The influence of gauge bosons extends far beyond the realm of particle accelerators. It shapes the very history and structure of our universe. In the searing heat of the early cosmos, just fractions of a second after the Big Bang, temperatures were so high that the electroweak symmetry was unbroken. The $W$, $Z$, and photon were essentially indistinguishable, all massless and flitting about in a primordial soup.

As the universe expanded and cooled, it reached a critical temperature (around $10^{15}$ Kelvin) and underwent a phase transition, much like water freezing into ice. At this moment, the Higgs field settled into its non-zero vacuum state, the symmetry broke, and the $W$ and $Z$ bosons suddenly acquired their mass. This "electroweak phase transition" was a pivotal event in cosmic history. The physics governing this transition depends sensitively on the interactions between the Higgs field and the sea of hot particles surrounding it. In particular, the massive $W$ and $Z$ bosons themselves contribute to the effective potential energy of the Higgs field at high temperatures, playing a crucial role in determining the nature of the phase transition—whether it was a smooth crossover or a violent, bubble-nucleating event. The properties of gauge bosons are thus etched into the story of our universe's birth.

But the cosmic reach of gauge theory doesn't stop there. Let's leap forward to the modern universe and consider one of its most enigmatic objects: a black hole. Stephen Hawking taught us that black holes are not entirely black. Due to quantum effects near the event horizon, they radiate particles as if they were hot objects. This Hawking radiation includes all types of particles, including gauge bosons. A fascinating insight arises when we compare the radiation of different kinds of gauge bosons. Suppose we compare the emission of photons (from a $U(1)$ theory) with the emission of, say, the massless gluons of an $SU(2)$ theory. Both are spin-1 particles, so the black hole's gravity treats them identically. Yet, the black hole will radiate the $SU(2)$ bosons more intensely. Why? Because there are simply more of them. The $SU(2)$ group has three generators, corresponding to three distinct gauge bosons, while $U(1)$ has only one. Each of these counts as an independent "channel" for radiation. The power radiated is therefore directly proportional to the number of generators in the gauge group—a beautiful and direct physical consequence of the abstract mathematics of group theory.

Physicists are a restless bunch. Seeing the spectacular success of unifying the electromagnetic and weak forces, they immediately asked: can we go further? Can we unite the strong nuclear force, described by the $SU(3)$ gauge theory of quantum chromodynamics, into this picture? This ambition gave rise to Grand Unified Theories (GUTs).

The core idea of a GUT is to postulate a single, larger gauge group at some enormous energy scale, which contains the Standard Model's $SU(3) \times SU(2) \times U(1)$ as a subgroup. Popular candidates for this grander symmetry have included groups like $SU(5)$, $SO(10)$, and even the exceptional group $E_6$. In this picture, the universe began with this single, unified force. Then, at an unimaginably high energy, a "GUT-scale" Higgs field broke this grand symmetry down to the Standard Model we see today.
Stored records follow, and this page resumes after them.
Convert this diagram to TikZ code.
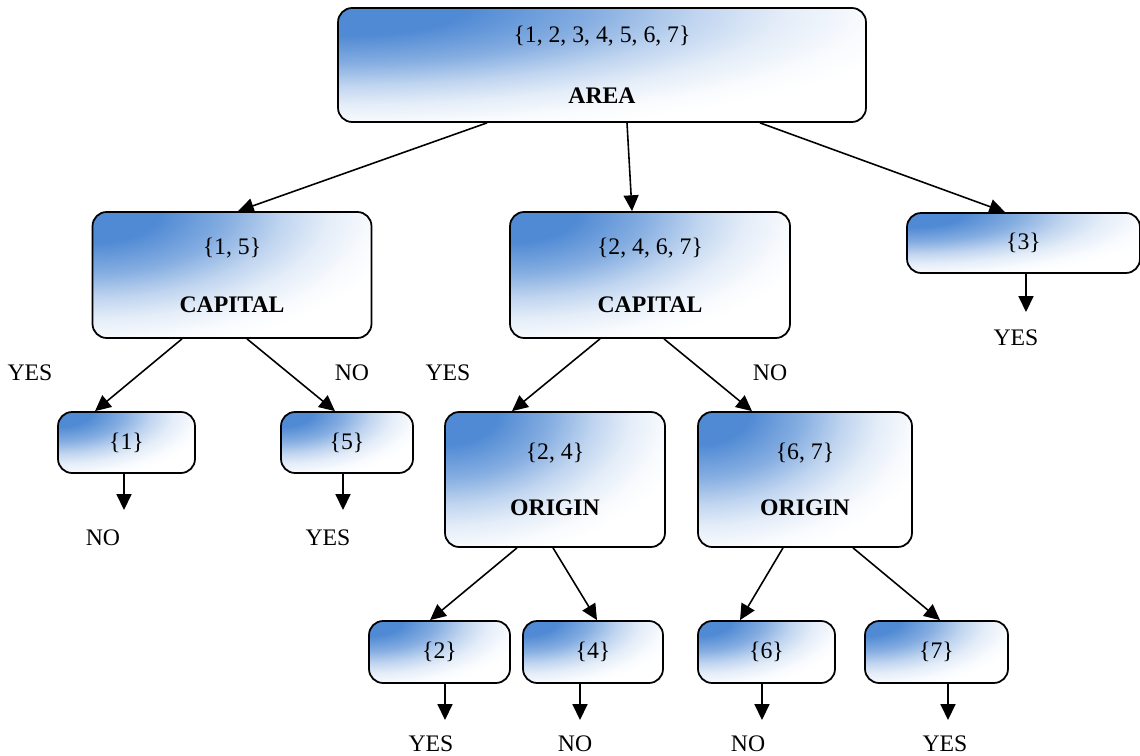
\documentclass[tikz,border=0pt]{standalone}
\usepackage{fontspec}
\setmainfont{Liberation Serif}
\usetikzlibrary{arrows.meta,calc}
\definecolor{setblue}{RGB}{80,138,212}
\pgfdeclareradialshading{setglow}{\pgfpointorigin}{color(0bp)=(setblue); color(6bp)=(setblue);
  color(12bp)=(setblue!70); color(17bp)=(setblue!36); color(21bp)=(setblue!16);
  color(25bp)=(setblue!4); color(28bp)=(white); color(50bp)=(white)}
\tikzset{
  setbox/.style={draw, line width=1pt, rounded corners=8pt, fill=white,
    path picture={\shade[shading=setglow]
      ($(path picture bounding box.north west)!-1!(path picture bounding box.south east)$)
      rectangle (path picture bounding box.south east);},
    align=center, inner sep=0pt, font=\fontsize{13.5}{16}\selectfont},
  link/.style={-{Triangle[length=9pt,width=8.5pt]}, line width=0.9pt},
  answer/.style={font=\fontsize{13.5}{16}\selectfont, inner sep=1pt}
}

\begin{document}
\begin{tikzpicture}[x=0.02cm, y=-0.02cm]
\useasboundingbox (0,0) rectangle (1140,756);
\node[setbox, minimum width=10.56cm, minimum height=2.28cm] (area) at (602,65)
  {\{1, 2, 3, 4, 5, 6, 7\}\\[18.5pt] \textbf{AREA}};
\node[setbox, minimum width=5.58cm, minimum height=2.52cm] (cap15) at (232,275)
  {\{1, 5\}\\[17pt] \textbf{CAPITAL}};
\node[setbox, minimum width=5.6cm, minimum height=2.52cm] (cap2467) at (650,275)
  {\{2, 4, 6, 7\}\\[17pt] \textbf{CAPITAL}};
\node[setbox, minimum width=4.66cm, minimum height=1.2cm] (set3) at (1023.5,243) {\{3\}};
\node[setbox, minimum width=2.74cm, minimum height=1.22cm] (set1) at (126.5,442.5) {\{1\}};
\node[setbox, minimum width=2.64cm, minimum height=1.22cm] (set5) at (347,442.5) {\{5\}};
\node[setbox, minimum width=4.4cm, minimum height=2.7cm] (orig24) at (555,479.5)
  {\{2, 4\}\\[16pt] \textbf{ORIGIN}};
\node[setbox, minimum width=4.28cm, minimum height=2.7cm] (orig67) at (805,479.5)
  {\{6, 7\}\\[16pt] \textbf{ORIGIN}};
\node[setbox, minimum width=2.82cm, minimum height=1.24cm] (set2) at (439.5,652) {\{2\}};
\node[setbox, minimum width=2.8cm, minimum height=1.24cm] (set4) at (593,652) {\{4\}};
\node[setbox, minimum width=2.74cm, minimum height=1.24cm] (set6) at (766.5,652) {\{6\}};
\node[setbox, minimum width=2.86cm, minimum height=1.24cm] (set7) at (936.5,652) {\{7\}};

\draw[link] ([xshift=-2.3cm]area.south) -- ([xshift=0.12cm]cap15.north);
\draw[link] ([xshift=0.5cm]area.south) -- ([xshift=-0.36cm]cap2467.north);
\draw[link] ([xshift=3.16cm]area.south) -- ([xshift=-0.37cm]set3.north);
\draw[link] ([xshift=-1cm]cap15.south) -- ([xshift=-0.63cm]set1.north);
\draw[link] ([xshift=0.3cm]cap15.south) -- ([xshift=-0.24cm]set5.north);
\draw[link] ([xshift=-1cm]cap2467.south) -- ([xshift=-0.86cm]orig24.north);
\draw[link] ([xshift=0.28cm]cap2467.south) -- ([xshift=-1.06cm]orig67.north);
\draw[link] ([xshift=-0.76cm]orig24.south) -- ([xshift=-0.19cm]set2.north);
\draw[link] ([xshift=-0.04cm]orig24.south) -- ([xshift=0.08cm]set4.north);
\draw[link] ([xshift=-0.44cm]orig67.south) -- ([xshift=-0.53cm]set6.north);
\draw[link] ([xshift=0.96cm]orig67.south) -- ([xshift=0.07cm]set7.north);

\coordinate (end1) at (124,510);
\coordinate (end5) at (343,510);
\coordinate (end3) at (1026,312);
\coordinate (end2) at (445,720);
\coordinate (end4) at (580,720);
\coordinate (end6) at (762,720);
\coordinate (end7) at (948,720);
\draw[link] (set1.south -| end1) -- (end1);
\draw[link] (set5.south -| end5) -- (end5);
\draw[link] (set3.south -| end3) -- (end3);
\draw[link] (set2.south -| end2) -- (end2);
\draw[link] (set4.south -| end4) -- (end4);
\draw[link] (set6.south -| end6) -- (end6);
\draw[link] (set7.south -| end7) -- (end7);

\node[answer] (ans1) at (103,538) {NO};
\node[answer] (ans5) at (328,538) {YES};
\node[answer] (ans3) at (1016,338) {YES};
\node[answer] (ans2) at (431,744) {YES};
\node[answer] (ans4) at (575,744) {NO};
\node[answer] (ans6) at (748,744) {NO};
\node[answer] (ans7) at (945,744) {YES};

\node[answer] (yesl) at (30,373) {YES};
\node[answer] (nol) at (352,373) {NO};
\node[answer] (yesm) at (448,373) {YES};
\node[answer] (nom) at (770,373) {NO};
\end{tikzpicture}
\end{document}
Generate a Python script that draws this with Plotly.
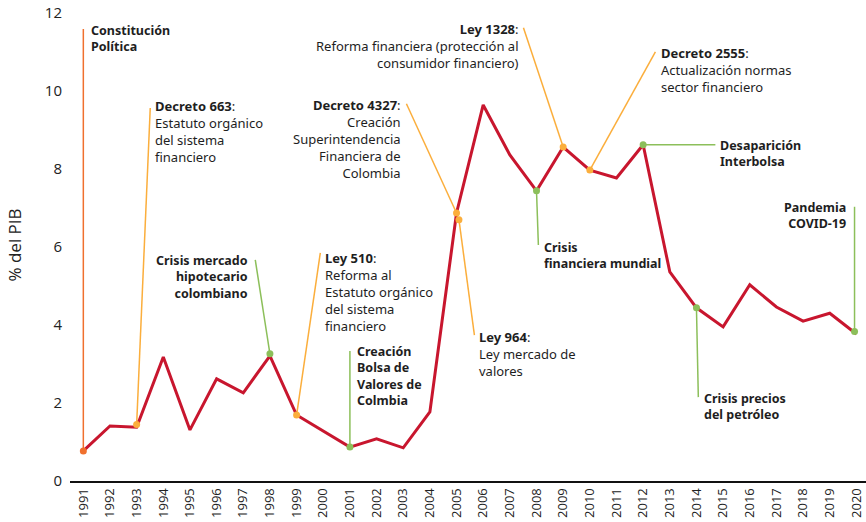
import plotly.graph_objects as go

years = list(range(1991, 2021))
values = [0.77, 1.41, 1.38, 3.18, 1.31, 2.62, 2.26, 3.21, 1.69, 1.28,
          0.87, 1.08, 0.85, 1.77, 6.87, 9.64, 8.36, 7.44, 8.56, 7.97,
          7.77, 8.62, 5.36, 4.44, 3.95, 5.03, 4.46, 4.10, 4.30, 3.77]
val = dict(zip(years, values))

tick_labels = [str(y) for y in years]
y_ticks = [0, 2, 4, 6, 8, 10, 12]

LINE = "#C8162E"
ORANGE = "#FBAE3C"
RED_OR = "#F0702E"
GREEN = "#8CBF5A"
TXT = "#1E1E1E"
FONT = "Noto Sans"

# events: (marker x, marker y, line end x, line end y, text, text x, text y, xanchor, color, size)
events = [
    (1991, val[1991], 1991, 11.59, "<b>Constitución<br>Política</b>", 1991.22, 11.83, "left", RED_OR, 12.5),
    (1993, val[1993] + 0.07, 1993.51, 9.56, "<b>Decreto 663</b>:<br>Estatuto orgánico<br>del sistema<br>financiero", 1993.63, 9.89, "left", ORANGE, 13),
    (1998, val[1998] + 0.05, 1997.45, 5.67, "<b>Crisis mercado<br>hipotecario<br>colombiano</b>", 1997.27, 5.91, "right", GREEN, 12.5),
    (1999, val[1999], 1999.89, 5.85, "<b>Ley 510</b>:<br>Reforma al<br>Estatuto orgánico<br>del sistema<br>financiero", 2000.0, 5.99, "left", ORANGE, 13),
    (2001, val[2001], 2001.0, 3.33, "<b>Creación<br>Bolsa de<br>Valores de<br>Colmbia</b>", 2001.2, 3.58, "left", GREEN, 12.5),
    (2005, val[2005], 2003.12, 9.67, "<b>Decreto 4327</b>:<br>Creación<br>Superintendencia<br>Financiera de<br>Colombia", 2003.0, 9.92, "right", ORANGE, 13),
    (2005.09, val[2005] - 0.17, 2005.67, 3.74, "<b>Ley 964</b>:<br>Ley mercado de<br>valores", 2005.78, 3.97, "left", ORANGE, 13),
    (2009, val[2009], 2007.51, 11.62, "<b>Ley 1328</b>:<br>Reforma financiera (protección al<br>consumidor financiero)", 2007.4, 11.86, "right", ORANGE, 13),
    (2008, val[2008], 2008.07, 6.05, "<b>Crisis<br>financiera mundial</b>", 2008.22, 6.25, "left", GREEN, 12.5),
    (2010, val[2010], 2012.46, 11.0, "<b>Decreto 2555</b>:<br>Actualización normas<br>sector financiero", 2012.61, 11.25, "left", ORANGE, 13),
    (2012, val[2012], 2014.71, val[2012], "<b>Desaparición<br>Interbolsa</b>", 2014.79, 8.86, "left", GREEN, 12.5),
    (2014, val[2014], 2014.07, 2.15, "<b>Crisis precios<br>del petróleo</b>", 2014.19, 2.38, "left", GREEN, 12.5),
    (2019.93, val[2020] + 0.06, 2019.93, 7.03, "<b>Pandemia<br>COVID-19</b>", 2019.7, 7.27, "right", GREEN, 12.5),
]

fig = go.Figure()

shapes = []
annotations = []
mx, my, mc = [], [], []
for (x0, y0, x1, y1, text, tx, ty, xa, col, fs) in events:
    shapes.append(dict(type="line", xref="x", yref="y", x0=x0, y0=y0, x1=x1, y1=y1,
                       line=dict(color=col, width=1.5), layer="below"))
    annotations.append(dict(x=tx, y=ty, xref="x", yref="y", text=text, showarrow=False,
                            xanchor=xa, yanchor="top", align=xa,
                            font=dict(family=FONT, size=fs, color=TXT)))
    mx.append(x0); my.append(y0); mc.append(col)

fig.add_trace(go.Scatter(x=years, y=values, mode="lines",
                         line=dict(color=LINE, width=3), hoverinfo="skip"))
fig.add_trace(go.Scatter(x=mx, y=my, mode="markers",
                         marker=dict(color=mc, size=7), hoverinfo="skip"))

fig.update_layout(
    width=866, height=522,
    margin=dict(l=70, r=0, t=9, b=41),
    paper_bgcolor="white", plot_bgcolor="white",
    showlegend=False,
    shapes=shapes,
    annotations=annotations,
    xaxis=dict(range=[1990.5, 2020.36], tickmode="array", tickvals=years, ticktext=tick_labels,
               tickangle=-90, showgrid=False, zeroline=False, showline=True,
               linecolor="#111111", linewidth=2, ticks="",
               tickfont=dict(family="Open Sans", size=13, color="#222222"),
               automargin=False),
    yaxis=dict(range=[0, 12.1], tickmode="array", tickvals=y_ticks,
               showgrid=False, zeroline=False, showline=False, ticks="",
               ticklabelstandoff=7,
               tickfont=dict(family="Open Sans", size=15, color="#222222"),
               title=dict(text="% del PIB", font=dict(family="Open Sans", size=17, color="#222222"),
                          standoff=18),
               automargin=False),
)

fig.write_html("out.html", config={"displayModeBar": False},
               post_script="document.body.style.margin='0';document.body.style.padding='0';")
This breaking of the GUT symmetry necessarily produces new, incredibly massive gauge bosons. These exotic particles are remarkable because they do what no Standard Model particle can: they can turn quarks into leptons and vice versa. They are often called "leptoquarks." The existence of these particles would have a staggering consequence: the proton, the bedrock of stable matter, would no longer be truly stable. A proton could, very rarely, decay into lighter particles like a positron and a pion. The precise properties of these new bosons—their masses and the interactions they mediate—are not arbitrary but are strictly dictated by the structure of the GUT group and the pattern of its breaking. For instance, when breaking a group like $E_6$ down to $SO(10)$, the decomposition of the group's representations tells us precisely what new particles to expect and confirms that particles and their antiparticles (transforming in conjugate representations) will acquire identical masses, a fundamental check on the consistency of the theory. The search for proton decay is one of the most important experimental windows we have into this physics far beyond the reach of our current accelerators. A single, unambiguous observation would revolutionize our understanding of fundamental physics.

The power and flexibility of gauge theory are such that it has become the default language for exploring the frontiers of theoretical physics. Whenever physicists dream up new ideas—extra dimensions, supersymmetry, or even radical reformulations of spacetime itself—gauge principles are almost always a central part of the framework.

For example, some theories explore the possibility that spacetime is not a smooth continuum at the smallest scales, but has a "fuzzy" or "non-commutative" structure. Even in such a bizarre world, one can still formulate gauge theories. An immediate question is how this exotic spacetime structure affects the Higgs mechanism. One might guess that everything would be drastically altered. Yet, when one performs the calculation, the fundamental logic of symmetry holds. If a particular gauge boson corresponds to a generator that commutes with the Higgs vacuum value, it remains massless, completely insensitive to the non-commutativity of spacetime. This shows the incredible robustness of the principles of symmetry.

From describing the forces that bind the nucleus, to painting the history of the cosmos, to guiding our search for a final theory, the concept of the gauge boson has proven to be one of the deepest and most fruitful ideas in all of science. It is a testament to the profound unity of nature, where a single mathematical principle can illuminate such a breathtaking diversity of physical phenomena.